HONG KONG (AFP) ─ Shares in struggling West China Cement plunged as much as 34 percent yesterday after a much-needed merger deal with the country’s largest cement maker collapsed last week.
Major rival Anhui Conch Cement offered nearly $600 million for a controlling stake in the firm late last year, but China’s commerce authorities failed to approve it by the June 30 deadline, scuttling the deal, Anhui Conch said on its website Thursday.
Hong Kong-listed shares of West China Cement dropped as much as 34 percent to HK$0.71 when it resumed trading yesterday morning, compared to the previous close at HK$1.07. It was trading at HK$0.81 at 11am.

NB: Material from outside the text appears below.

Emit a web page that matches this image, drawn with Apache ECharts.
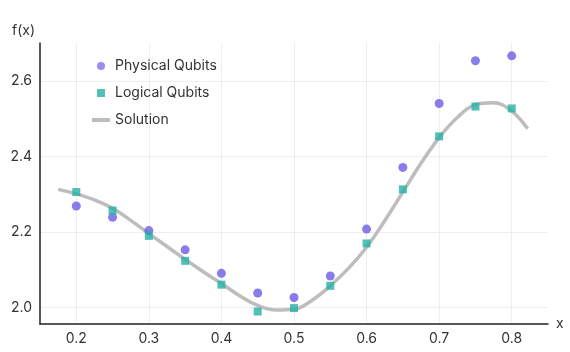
<!DOCTYPE html>
<html>
<head>
  <meta charset="UTF-8">
  <title>Qubits</title>
  <script src="https://cdn.jsdelivr.net/npm/echarts@6/dist/echarts.min.js"></script>
</head>
<body style="margin:0">
  <div id="chart" style="width: 570px; height: 352px"></div>
  <script>
    // x positions of the measured points
    var xData = [0.2, 0.25, 0.3, 0.35, 0.4, 0.45, 0.5, 0.55, 0.6, 0.65, 0.7, 0.75, 0.8];
    var physical = [2.269, 2.239, 2.204, 2.153, 2.091, 2.039, 2.027, 2.084, 2.208, 2.371, 2.540, 2.653, 2.666];
    var logical = [2.306, 2.257, 2.190, 2.124, 2.061, 1.990, 1.999, 2.058, 2.170, 2.313, 2.453, 2.532, 2.527];
    // solution curve
    var solX = [0.175, 0.2, 0.225, 0.25, 0.275, 0.3, 0.325, 0.35, 0.375, 0.4, 0.425, 0.45, 0.475, 0.5,
                0.525, 0.55, 0.575, 0.6, 0.625, 0.65, 0.675, 0.7, 0.725, 0.75, 0.775, 0.8, 0.822];
    var solY = [2.313, 2.301, 2.285, 2.263, 2.231, 2.196, 2.162, 2.128, 2.095, 2.064, 2.032, 2.006, 1.994, 1.996,
                2.020, 2.058, 2.104, 2.160, 2.230, 2.306, 2.382, 2.450, 2.503, 2.537, 2.542, 2.520, 2.473];

    function pairs(xs, ys) {
      return xs.map(function (x, i) { return [x, ys[i]]; });
    }

    var font = 'Inter';
    var chart = echarts.init(document.getElementById('chart'));
    var option = {
      animation: false,
      textStyle: { fontFamily: font },
      grid: { left: 40, right: 22, top: 43, bottom: 28 },
      legend: {
        orient: 'vertical',
        left: 87,
        top: 54,
        itemGap: 13,
        itemWidth: 18,
        itemHeight: 8,
        textStyle: { fontSize: 14, color: '#333', fontFamily: font },
        data: [
          { name: 'Physical Qubits', icon: 'circle', itemStyle: { color: '#7f71ee' } },
          { name: 'Logical Qubits', icon: 'path://M0,0h10v10h-10z' },
          { name: 'Solution', icon: 'path://M0,0h18v4h-18z' }
        ]
      },
      xAxis: {
        type: 'value',
        min: 0.15,
        max: 0.85,
        splitNumber: 7,
        name: 'x',
        nameGap: 8,
        nameTextStyle: { fontSize: 14, color: '#333', verticalAlign: 'middle' },
        axisLine: { lineStyle: { color: '#222', width: 1.5 } },
        axisTick: { show: false },
        axisLabel: { showMinLabel: false, showMaxLabel: false, color: '#333', fontSize: 14, margin: 8 },
        splitLine: { show: true, showMinLine: false, showMaxLine: false, lineStyle: { color: '#eeeeee' } }
      },
      yAxis: {
        type: 'value',
        min: 1.957,
        max: 2.7,
        splitNumber: 4,
        name: 'f(x)',
        nameGap: 5,
        nameTextStyle: { fontSize: 14, color: '#333', align: 'right', padding: [0, 5, 0, 0] },
        axisLine: { show: true, lineStyle: { color: '#222', width: 1.5 } },
        axisTick: { show: false },
        axisLabel: {
          showMinLabel: false, showMaxLabel: false, color: '#333', fontSize: 14, margin: 8,
          formatter: function (v) { return v.toFixed(1); }
        },
        splitLine: { show: true, showMinLine: false, showMaxLine: false, lineStyle: { color: '#eeeeee' } }
      },
      series: [
        {
          name: 'Solution',
          type: 'line',
          smooth: 0.4,
          symbol: 'none',
          data: pairs(solX, solY),
          lineStyle: { color: '#bdbdbd', width: 3.5 },
          itemStyle: { color: '#bdbdbd' },
          z: 1
        },
        {
          name: 'Physical Qubits',
          type: 'scatter',
          symbol: 'circle',
          symbolSize: 9,
          data: pairs(xData, physical),
          itemStyle: { color: '#6c5ce7' },
          z: 3
        },
        {
          name: 'Logical Qubits',
          type: 'scatter',
          symbol: 'rect',
          symbolSize: 8,
          data: pairs(xData, logical),
          itemStyle: { color: '#26b0a5' },
          z: 4
        }
      ]
    };
    chart.setOption(option);
  </script>
</body>
</html>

It was believed the merger was part of an effort by Beijing to tackle overcapacity in the industry, which is dominated by inefficient, largely state-owned firms.
A merger with Anhui Conch would also have given West China Cement, which posted losses of 309 million yuan ($46 million) last year, a boost with better financing access.
Analysts believe the deal collapse is a “business decision” given the firm’s weak books.
“Investors had doubted about its accounting practices…It was trading down for a very long time until an upcoming Anhui Conch deal gave it a boost. Now the stamp of confidence is gone,” Jackson Wong, associate director for Simsen Financial Group in Hong Kong, told AFP.